I must be psychic. (And before you ask, no, we aren't getting paid by the dairy industry.)
Last week, I wrote an article titled, "There's Nothing Wrong with Dairy Milk." The gist was simple: When I was a kid, milk was considered a superfood. But it really isn't because there's no such thing as a superfood. Milk is a healthy drink, but if you don't like it, you can get the nutrients it provides somewhere else. There's nothing magical about milk, but there's nothing wrong with it, either, despite recent attempts to demonize it.
Little did I know that Bloomberg had a hit job in the queue. And it touches upon almost every sensitive issue that worries parents: food, school, and their children. Toss in a conspiracy theory about "Big Dairy," and that's how they came up with this fearmongering headline, complete with a sort of disgusting photo that I suppose is supposed to make readers feel queasy:
Right off the bat, this has all the hallmarks of a propaganda piece, not serious journalism. The use of the pejorative term "Big Dairy," rather than "dairy industry," is meant to conjure conspiratorial images of fat cats (fat cows?) slapping each others' backs in smoke-filled (milk-filled?) rooms. In reality, the U.S. dairy industry is modestly sized, with about $83 billion in revenues. (Bloomberg says the industry is $200 billion but provides no source for the information.) To put that into perspective, Amazon brought in nearly $178 billion in revenue in 2017 all by itself.
The subheadline is every bit as deceitful. Its implication is that Obama-era school nutrition standards were somehow holy and righteous; thus, changing them must be dangerous and unhealthy. Is that true?
No. According to the article, the Obama administration's Healthy, Hunger-Free Kids Act achieved the following:
The law directed the U.S. Department of Agriculture to rewrite the nutrition standards of the $13.6 billion National School Lunch Program for the first time in 15 years. The department soon required more fruits and vegetables, more whole grains, and lower sodium levels. Chocolate milk, if it was served, had to be fat-free. [Emphasis added.]
While requiring more fruits and vegetables and whole grains is fine, requiring lower sodium levels and fat-free chocolate milk is junk science. The relationship between salt and health status is weak and fuzzy. If anyone should worry about consuming too much salt, it's generally older people with high blood pressure, not children. And why on earth should children be forced to drink fat-free milk? There is literally nothing to support that policy.
The disinformation in the Bloomberg article keeps coming:
The shift has particularly unwelcome consequences for the one-third of American kids considered overweight or obese.

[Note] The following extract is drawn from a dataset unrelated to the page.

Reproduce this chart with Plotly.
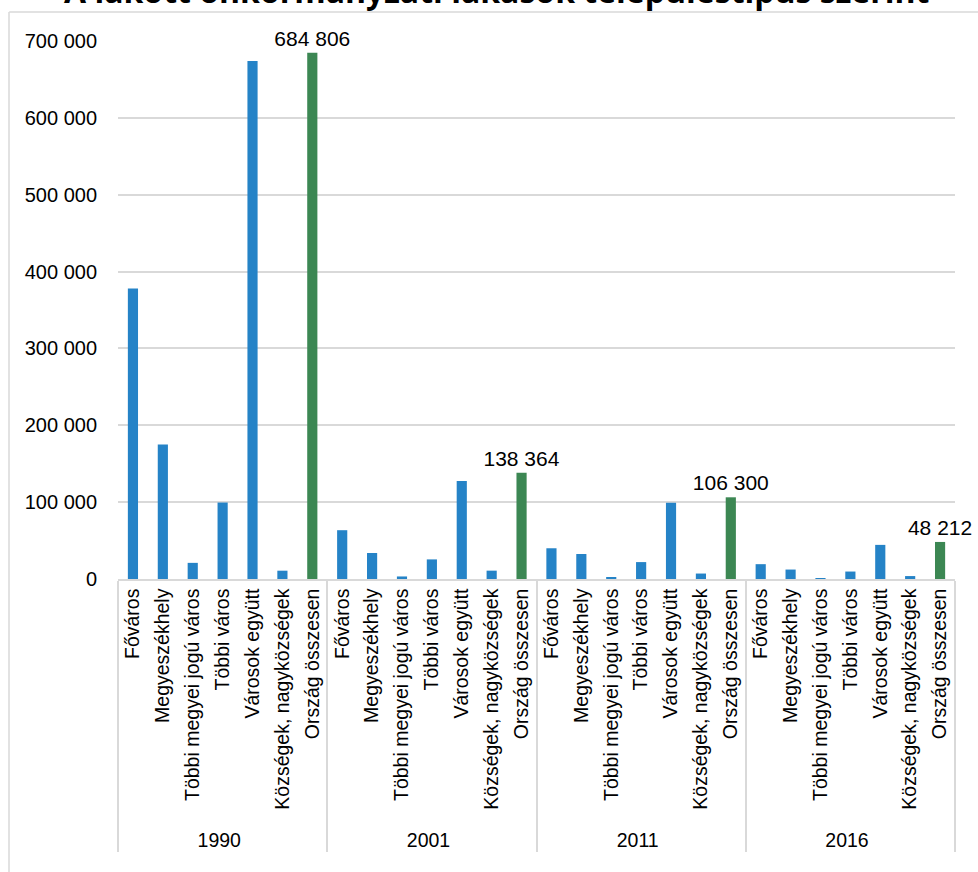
import plotly.graph_objects as go

years = ["1990", "2001", "2011", "2016"]
categories = ["Főváros", "Megyeszékhely", "Többi megyei jogú város", "Többi város",
              "Városok együtt", "Községek, nagyközségek", "Ország összesen"]
values = {
    "1990": [378000, 175000, 21000, 99500, 674000, 10806, 684806],
    "2001": [63500, 33800, 3300, 25500, 127500, 10864, 138364],
    "2011": [40000, 32500, 2600, 22000, 99200, 7100, 106300],
    "2016": [19300, 12300, 900, 9700, 44400, 3812, 48212],
}
total_label = "Ország összesen"
blue = "#2583C7"
green = "#3C8753"

xs_outer, xs_inner, ys, colors, texts = [], [], [], [], []
for yr in years:
    for cat, v in zip(categories, values[yr]):
        xs_outer.append(yr)
        xs_inner.append(cat)
        ys.append(v)
        colors.append(green if cat == total_label else blue)
        texts.append(f"{v:,}".replace(",", " ") if cat == total_label else "")

font_family = "Liberation Sans, Arial, sans-serif"

fig = go.Figure(go.Bar(
    x=[xs_outer, xs_inner], y=ys,
    marker=dict(color=colors, line=dict(width=0)),
    text=texts, textposition="outside", cliponaxis=False, constraintext="none",
    textfont=dict(size=21, color="#000000", family=font_family),
))

fig.update_layout(
    width=978, height=872,
    margin=dict(l=118, r=23, t=41, b=293),
    paper_bgcolor="white", plot_bgcolor="white",
    separators=", ",
    bargap=0.66,
    showlegend=False,
    font=dict(family=font_family, size=19.5, color="#000000"),
)
fig.update_yaxes(
    range=[0, 700000], tickvals=[0, 100000, 200000, 300000, 400000, 500000, 600000, 700000],
    tickformat=",d", showgrid=True, gridcolor="#d9d9d9", gridwidth=1.5,
    zeroline=False, showline=False, ticks="", ticklabelstandoff=20,
    tickfont=dict(size=20, family=font_family),
)
fig.update_xaxes(
    type="multicategory", tickangle=-90, showline=True, linecolor="#d9d9d9", linewidth=1.5,
    showdividers=True, dividercolor="#d9d9d9", dividerwidth=1.5,
    ticks="", automargin=False, tickfont=dict(size=19.5, family=font_family),
)

# outer chart frame
fig.add_shape(type="line", xref="paper", yref="paper", x0=-0.13, x1=1.05,
              y0=1 + 29 / 538, y1=1 + 29 / 538, line=dict(color="#d9d9d9", width=1.5))
fig.add_shape(type="line", xref="paper", yref="paper", x0=-109 / 837, x1=-109 / 837,
              y0=1 + 29 / 538, y1=-0.6, line=dict(color="#d9d9d9", width=1.5))

fig.add_annotation(
    text="<b>A lakott önkormányzati lakások településtípus szerint</b>",
    xref="paper", yref="paper", x=0.452, y=1 + 27 / 538, xanchor="center", yanchor="bottom",
    showarrow=False, font=dict(size=32, family="Open Sans, sans-serif", color="#000000"),
)

fig.write_html("out.html")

The implication, of course, is that milk and other dairy products will make kids fat. But that is drivel. The reason we are an obese society is because we eat too much and are physically inactive. Blaming dairy for causing obesity is like blaming Toyota for causing all car accidents. The Bloomberg journalists step in it yet again:
One widely publicized 2014 study by Swedish researchers, published in the BMJ, formerly the British Medical Journal, found that people who drank three glasses of milk a day—the amount of dairy suggested in U.S. dietary guidelines—had a higher risk of dying over 20 years than those who drank less than a glass.
Yikes. Slam dunk, right? Not quite. The very research the authors cited warned, "Given the observational study designs with the inherent possibility of residual confounding and reverse causation phenomena, a cautious interpretation of the results is recommended." The Bloomberg writers completely ignored that.
The One Thing Bloomberg Gets Right
The Bloomberg article botched pretty much all of the science. However, it did get one thing right: The political influence of the dairy industry means that it can essentially get subsidies from the government. (Of course, this is true of many, many industries.) Our philosophy at ACSH is to defer to the free market and local jurisdictions when possible. If we did that in regard to school lunches, then maybe it wouldn't be such a politically charged issue.